* **TASK TO CARRY OUT**
Transcribe the material in full. Nothing should differ except that the pictures are left out.

━━━━━━

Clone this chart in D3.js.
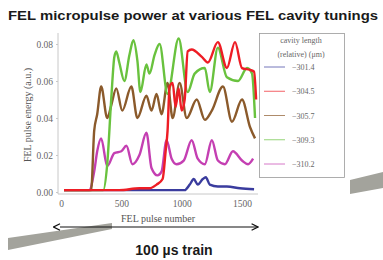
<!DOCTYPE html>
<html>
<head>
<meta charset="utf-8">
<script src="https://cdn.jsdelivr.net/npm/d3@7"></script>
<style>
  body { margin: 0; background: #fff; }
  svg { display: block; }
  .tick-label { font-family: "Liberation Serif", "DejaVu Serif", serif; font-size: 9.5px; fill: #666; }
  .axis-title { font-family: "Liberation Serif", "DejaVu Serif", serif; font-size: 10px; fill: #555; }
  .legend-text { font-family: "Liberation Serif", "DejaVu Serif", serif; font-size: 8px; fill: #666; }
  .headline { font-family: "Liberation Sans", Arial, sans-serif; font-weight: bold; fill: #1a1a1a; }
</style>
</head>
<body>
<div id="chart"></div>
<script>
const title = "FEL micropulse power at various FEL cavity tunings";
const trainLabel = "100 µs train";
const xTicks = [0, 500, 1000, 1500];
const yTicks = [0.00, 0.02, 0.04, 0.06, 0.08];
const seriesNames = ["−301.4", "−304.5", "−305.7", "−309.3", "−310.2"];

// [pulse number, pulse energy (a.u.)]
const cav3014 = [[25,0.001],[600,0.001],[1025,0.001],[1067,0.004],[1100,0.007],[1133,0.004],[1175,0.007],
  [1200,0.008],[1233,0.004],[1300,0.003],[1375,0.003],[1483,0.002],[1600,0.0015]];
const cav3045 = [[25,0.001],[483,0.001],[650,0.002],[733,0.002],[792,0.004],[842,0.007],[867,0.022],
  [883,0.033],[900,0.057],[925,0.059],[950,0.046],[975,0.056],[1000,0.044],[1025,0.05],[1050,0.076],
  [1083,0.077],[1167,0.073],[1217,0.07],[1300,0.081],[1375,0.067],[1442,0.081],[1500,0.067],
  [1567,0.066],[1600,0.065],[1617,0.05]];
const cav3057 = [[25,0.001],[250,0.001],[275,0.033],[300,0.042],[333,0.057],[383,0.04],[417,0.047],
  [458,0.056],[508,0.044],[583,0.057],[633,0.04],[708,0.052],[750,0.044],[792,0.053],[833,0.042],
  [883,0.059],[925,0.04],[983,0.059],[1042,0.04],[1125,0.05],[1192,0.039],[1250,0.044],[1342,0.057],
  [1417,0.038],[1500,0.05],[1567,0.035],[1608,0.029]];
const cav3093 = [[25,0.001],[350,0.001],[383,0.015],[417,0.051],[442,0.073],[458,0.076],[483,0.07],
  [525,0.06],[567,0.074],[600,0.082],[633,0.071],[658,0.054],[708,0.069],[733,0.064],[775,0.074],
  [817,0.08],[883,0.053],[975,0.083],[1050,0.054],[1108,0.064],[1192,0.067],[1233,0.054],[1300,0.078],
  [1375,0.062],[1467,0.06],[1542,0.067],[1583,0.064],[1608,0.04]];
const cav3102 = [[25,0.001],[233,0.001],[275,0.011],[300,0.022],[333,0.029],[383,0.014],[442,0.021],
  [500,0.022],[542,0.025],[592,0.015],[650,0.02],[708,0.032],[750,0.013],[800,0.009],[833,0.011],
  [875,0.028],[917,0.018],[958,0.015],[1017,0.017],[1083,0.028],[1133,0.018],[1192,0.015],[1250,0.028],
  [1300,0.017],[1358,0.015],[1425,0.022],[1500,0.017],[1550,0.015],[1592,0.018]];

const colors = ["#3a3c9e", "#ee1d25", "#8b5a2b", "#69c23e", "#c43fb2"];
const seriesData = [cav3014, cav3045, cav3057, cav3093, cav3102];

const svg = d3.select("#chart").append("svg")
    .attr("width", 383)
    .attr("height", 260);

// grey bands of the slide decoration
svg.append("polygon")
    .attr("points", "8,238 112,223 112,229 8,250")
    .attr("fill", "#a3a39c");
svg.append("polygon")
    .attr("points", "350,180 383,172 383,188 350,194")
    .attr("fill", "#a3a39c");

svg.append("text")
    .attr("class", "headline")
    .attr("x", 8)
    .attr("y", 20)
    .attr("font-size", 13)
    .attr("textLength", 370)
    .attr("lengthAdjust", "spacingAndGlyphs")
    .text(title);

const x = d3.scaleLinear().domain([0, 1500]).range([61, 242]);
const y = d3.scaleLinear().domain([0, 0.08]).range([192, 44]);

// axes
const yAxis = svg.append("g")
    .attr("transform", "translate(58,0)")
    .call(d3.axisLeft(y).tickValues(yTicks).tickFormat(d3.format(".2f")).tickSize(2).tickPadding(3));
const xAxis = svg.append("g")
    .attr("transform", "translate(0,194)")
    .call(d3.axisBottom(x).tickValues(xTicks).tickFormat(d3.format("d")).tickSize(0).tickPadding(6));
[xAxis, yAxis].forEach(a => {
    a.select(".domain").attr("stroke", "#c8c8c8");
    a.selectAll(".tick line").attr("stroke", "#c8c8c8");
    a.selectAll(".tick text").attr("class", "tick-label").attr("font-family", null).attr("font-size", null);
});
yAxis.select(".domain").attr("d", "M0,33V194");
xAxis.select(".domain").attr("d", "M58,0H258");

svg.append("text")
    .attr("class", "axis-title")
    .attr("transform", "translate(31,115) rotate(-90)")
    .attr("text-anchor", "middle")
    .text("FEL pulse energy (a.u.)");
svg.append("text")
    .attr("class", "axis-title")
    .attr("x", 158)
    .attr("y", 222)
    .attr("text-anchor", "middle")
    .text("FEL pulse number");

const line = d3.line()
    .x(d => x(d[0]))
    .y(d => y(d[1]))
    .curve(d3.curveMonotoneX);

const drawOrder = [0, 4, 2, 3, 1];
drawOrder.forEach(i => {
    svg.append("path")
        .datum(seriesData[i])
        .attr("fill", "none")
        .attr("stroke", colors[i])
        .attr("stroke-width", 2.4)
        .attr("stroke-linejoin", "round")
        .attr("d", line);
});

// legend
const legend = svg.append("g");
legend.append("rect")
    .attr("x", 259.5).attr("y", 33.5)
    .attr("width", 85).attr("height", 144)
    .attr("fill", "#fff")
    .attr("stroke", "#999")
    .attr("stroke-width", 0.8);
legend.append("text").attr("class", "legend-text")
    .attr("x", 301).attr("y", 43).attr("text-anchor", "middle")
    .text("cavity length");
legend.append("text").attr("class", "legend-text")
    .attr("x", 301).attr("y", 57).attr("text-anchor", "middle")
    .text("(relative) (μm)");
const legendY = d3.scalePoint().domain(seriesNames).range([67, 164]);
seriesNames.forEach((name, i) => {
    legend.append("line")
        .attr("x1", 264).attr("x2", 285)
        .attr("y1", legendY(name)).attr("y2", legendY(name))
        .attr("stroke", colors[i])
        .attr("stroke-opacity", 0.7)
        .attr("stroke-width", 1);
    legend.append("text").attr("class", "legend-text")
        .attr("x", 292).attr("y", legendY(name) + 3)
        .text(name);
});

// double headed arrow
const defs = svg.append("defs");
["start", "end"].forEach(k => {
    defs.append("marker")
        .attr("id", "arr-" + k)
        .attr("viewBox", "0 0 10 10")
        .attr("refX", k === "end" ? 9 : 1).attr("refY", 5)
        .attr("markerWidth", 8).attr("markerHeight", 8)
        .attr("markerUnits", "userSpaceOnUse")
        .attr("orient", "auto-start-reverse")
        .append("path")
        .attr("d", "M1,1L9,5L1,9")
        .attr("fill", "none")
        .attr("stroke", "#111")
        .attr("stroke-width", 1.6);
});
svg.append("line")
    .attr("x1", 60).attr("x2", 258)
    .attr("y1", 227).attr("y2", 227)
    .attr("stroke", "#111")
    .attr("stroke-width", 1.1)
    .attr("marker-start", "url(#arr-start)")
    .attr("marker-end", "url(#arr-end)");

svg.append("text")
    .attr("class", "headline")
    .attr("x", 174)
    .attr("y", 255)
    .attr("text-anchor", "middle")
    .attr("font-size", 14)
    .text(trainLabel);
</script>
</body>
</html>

━━━━━━

* **SOLUTION**
Clone this chart in D3.js.
<!DOCTYPE html>
<html>
<head>
<meta charset="utf-8">
<script src="https://cdn.jsdelivr.net/npm/d3@7"></script>
<style>
  body { margin: 0; background: #fff; }
  svg { display: block; }
  .tick-label { font-family: "Liberation Serif", "DejaVu Serif", serif; font-size: 9.5px; fill: #666; }
  .axis-title { font-family: "Liberation Serif", "DejaVu Serif", serif; font-size: 10px; fill: #555; }
  .legend-text { font-family: "Liberation Serif", "DejaVu Serif", serif; font-size: 8px; fill: #666; }
  .headline { font-family: "Liberation Sans", Arial, sans-serif; font-weight: bold; fill: #1a1a1a; }
</style>
</head>
<body>
<div id="chart"></div>
<script>
const title = "FEL micropulse power at various FEL cavity tunings";
const trainLabel = "100 µs train";
const xTicks = [0, 500, 1000, 1500];
const yTicks = [0.00, 0.02, 0.04, 0.06, 0.08];
const seriesNames = ["−301.4", "−304.5", "−305.7", "−309.3", "−310.2"];

// [pulse number, pulse energy (a.u.)]
const cav3014 = [[25,0.001],[600,0.001],[1025,0.001],[1067,0.004],[1100,0.007],[1133,0.004],[1175,0.007],
  [1200,0.008],[1233,0.004],[1300,0.003],[1375,0.003],[1483,0.002],[1600,0.0015]];
const cav3045 = [[25,0.001],[483,0.001],[650,0.002],[733,0.002],[792,0.004],[842,0.007],[867,0.022],
  [883,0.033],[900,0.057],[925,0.059],[950,0.046],[975,0.056],[1000,0.044],[1025,0.05],[1050,0.076],
  [1083,0.077],[1167,0.073],[1217,0.07],[1300,0.081],[1375,0.067],[1442,0.081],[1500,0.067],
  [1567,0.066],[1600,0.065],[1617,0.05]];
const cav3057 = [[25,0.001],[250,0.001],[275,0.033],[300,0.042],[333,0.057],[383,0.04],[417,0.047],
  [458,0.056],[508,0.044],[583,0.057],[633,0.04],[708,0.052],[750,0.044],[792,0.053],[833,0.042],
  [883,0.059],[925,0.04],[983,0.059],[1042,0.04],[1125,0.05],[1192,0.039],[1250,0.044],[1342,0.057],
  [1417,0.038],[1500,0.05],[1567,0.035],[1608,0.029]];
const cav3093 = [[25,0.001],[350,0.001],[383,0.015],[417,0.051],[442,0.073],[458,0.076],[483,0.07],
  [525,0.06],[567,0.074],[600,0.082],[633,0.071],[658,0.054],[708,0.069],[733,0.064],[775,0.074],
  [817,0.08],[883,0.053],[975,0.083],[1050,0.054],[1108,0.064],[1192,0.067],[1233,0.054],[1300,0.078],
  [1375,0.062],[1467,0.06],[1542,0.067],[1583,0.064],[1608,0.04]];
const cav3102 = [[25,0.001],[233,0.001],[275,0.011],[300,0.022],[333,0.029],[383,0.014],[442,0.021],
  [500,0.022],[542,0.025],[592,0.015],[650,0.02],[708,0.032],[750,0.013],[800,0.009],[833,0.011],
  [875,0.028],[917,0.018],[958,0.015],[1017,0.017],[1083,0.028],[1133,0.018],[1192,0.015],[1250,0.028],
  [1300,0.017],[1358,0.015],[1425,0.022],[1500,0.017],[1550,0.015],[1592,0.018]];

const colors = ["#3a3c9e", "#ee1d25", "#8b5a2b", "#69c23e", "#c43fb2"];
const seriesData = [cav3014, cav3045, cav3057, cav3093, cav3102];

const svg = d3.select("#chart").append("svg")
    .attr("width", 383)
    .attr("height", 260);

// grey bands of the slide decoration
svg.append("polygon")
    .attr("points", "8,238 112,223 112,229 8,250")
    .attr("fill", "#a3a39c");
svg.append("polygon")
    .attr("points", "350,180 383,172 383,188 350,194")
    .attr("fill", "#a3a39c");

svg.append("text")
    .attr("class", "headline")
    .attr("x", 8)
    .attr("y", 20)
    .attr("font-size", 13)
    .attr("textLength", 370)
    .attr("lengthAdjust", "spacingAndGlyphs")
    .text(title);

const x = d3.scaleLinear().domain([0, 1500]).range([61, 242]);
const y = d3.scaleLinear().domain([0, 0.08]).range([192, 44]);

// axes
const yAxis = svg.append("g")
    .attr("transform", "translate(58,0)")
    .call(d3.axisLeft(y).tickValues(yTicks).tickFormat(d3.format(".2f")).tickSize(2).tickPadding(3));
const xAxis = svg.append("g")
    .attr("transform", "translate(0,194)")
    .call(d3.axisBottom(x).tickValues(xTicks).tickFormat(d3.format("d")).tickSize(0).tickPadding(6));
[xAxis, yAxis].forEach(a => {
    a.select(".domain").attr("stroke", "#c8c8c8");
    a.selectAll(".tick line").attr("stroke", "#c8c8c8");
    a.selectAll(".tick text").attr("class", "tick-label").attr("font-family", null).attr("font-size", null);
});
yAxis.select(".domain").attr("d", "M0,33V194");
xAxis.select(".domain").attr("d", "M58,0H258");

svg.append("text")
    .attr("class", "axis-title")
    .attr("transform", "translate(31,115) rotate(-90)")
    .attr("text-anchor", "middle")
    .text("FEL pulse energy (a.u.)");
svg.append("text")
    .attr("class", "axis-title")
    .attr("x", 158)
    .attr("y", 222)
    .attr("text-anchor", "middle")
    .text("FEL pulse number");

const line = d3.line()
    .x(d => x(d[0]))
    .y(d => y(d[1]))
    .curve(d3.curveMonotoneX);

const drawOrder = [0, 4, 2, 3, 1];
drawOrder.forEach(i => {
    svg.append("path")
        .datum(seriesData[i])
        .attr("fill", "none")
        .attr("stroke", colors[i])
        .attr("stroke-width", 2.4)
        .attr("stroke-linejoin", "round")
        .attr("d", line);
});

// legend
const legend = svg.append("g");
legend.append("rect")
    .attr("x", 259.5).attr("y", 33.5)
    .attr("width", 85).attr("height", 144)
    .attr("fill", "#fff")
    .attr("stroke", "#999")
    .attr("stroke-width", 0.8);
legend.append("text").attr("class", "legend-text")
    .attr("x", 301).attr("y", 43).attr("text-anchor", "middle")
    .text("cavity length");
legend.append("text").attr("class", "legend-text")
    .attr("x", 301).attr("y", 57).attr("text-anchor", "middle")
    .text("(relative) (μm)");
const legendY = d3.scalePoint().domain(seriesNames).range([67, 164]);
seriesNames.forEach((name, i) => {
    legend.append("line")
        .attr("x1", 264).attr("x2", 285)
        .attr("y1", legendY(name)).attr("y2", legendY(name))
        .attr("stroke", colors[i])
        .attr("stroke-opacity", 0.7)
        .attr("stroke-width", 1);
    legend.append("text").attr("class", "legend-text")
        .attr("x", 292).attr("y", legendY(name) + 3)
        .text(name);
});

// double headed arrow
const defs = svg.append("defs");
["start", "end"].forEach(k => {
    defs.append("marker")
        .attr("id", "arr-" + k)
        .attr("viewBox", "0 0 10 10")
        .attr("refX", k === "end" ? 9 : 1).attr("refY", 5)
        .attr("markerWidth", 8).attr("markerHeight", 8)
        .attr("markerUnits", "userSpaceOnUse")
        .attr("orient", "auto-start-reverse")
        .append("path")
        .attr("d", "M1,1L9,5L1,9")
        .attr("fill", "none")
        .attr("stroke", "#111")
        .attr("stroke-width", 1.6);
});
svg.append("line")
    .attr("x1", 60).attr("x2", 258)
    .attr("y1", 227).attr("y2", 227)
    .attr("stroke", "#111")
    .attr("stroke-width", 1.1)
    .attr("marker-start", "url(#arr-start)")
    .attr("marker-end", "url(#arr-end)");

svg.append("text")
    .attr("class", "headline")
    .attr("x", 174)
    .attr("y", 255)
    .attr("text-anchor", "middle")
    .attr("font-size", 14)
    .text(trainLabel);
</script>
</body>
</html>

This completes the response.